Soylu, "Çok fazla uluslararası toplantıda bulundum. Alnımız hiçbir zaman muhataplarımız karşısında yere bakmadı, özellikle göç konusunda insaniliğimizi kaybetmediğimiz için... Hep girdiğimiz toplantılardan üstünlükle ve onurla çıktık. Bu, milletimizin ve bizim medeniyetimizin bir gereğidir. Sayın cumhurbaşkanımızın ortaya koyduğu dirayetli ve bütün dünyaya da örnek teşkil eden, insanı merkeze aldığı göç politikası sebebiyle olduğunu da düşünüyorum." değerlendirmesini yaptı.

Bakan Soylu, özellikle Avrupa, Amerika gibi ülkelerin nitelikli göçmenleri almak istediklerini kaydederek, "Nitelikli, bize katma değer sağlayacak insanları da başka ülkelerin almasına fırsat tanımayacak bir kucaklamayı yaptığımızı düşünüyoruz." dedi.

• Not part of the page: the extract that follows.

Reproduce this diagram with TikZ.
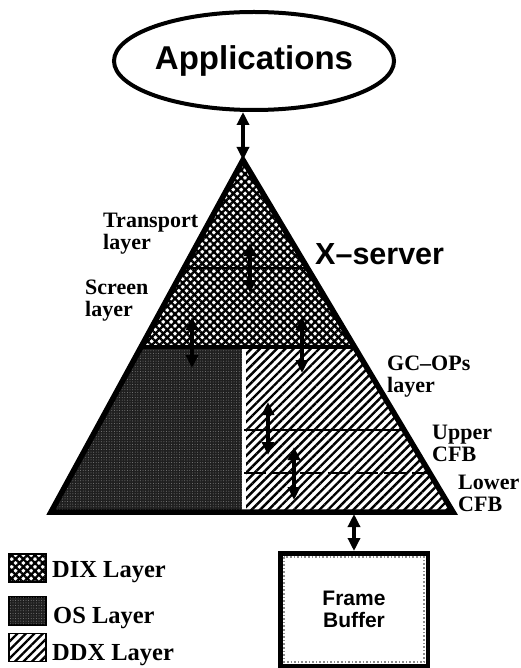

En son izlediği "Cep Herkülü: Naim Süleymanoğlu" filminden oldukça etkilendiğini ve gözyaşları içerisinde seyrettiğini de anlatan Soylu, "O filmdeki de bir göç hikayesiydi. Hepimizin yaşadığı bir göç hikayesiydi. İnsanların Belene kamplarından nasıl bu topraklara acımasızca gönderildiğinin hikayesiydi. Şunu siz de ben de biliyoruz ki çocukluğumuzdan itibaren seyrettiğimiz televizyon ve sinema filmlerinin hepimizin hayatına etkisi var. Kim, 'Etkisi yok' diyorsa bence yanılıyordur. Bu kadar sıcak gündemin içerisinde sanata ayrılacak ufak bir zaman dilimi bence o sıcak gündeme galip gelir." ifadelerini kullandı.

Süleyman Soylu, festivalin kapanış töreninin Cumhurbaşkanı Recep Tayyip Erdoğan'ın katılımıyla gerçekleştirileceğini sözlerine ekledi.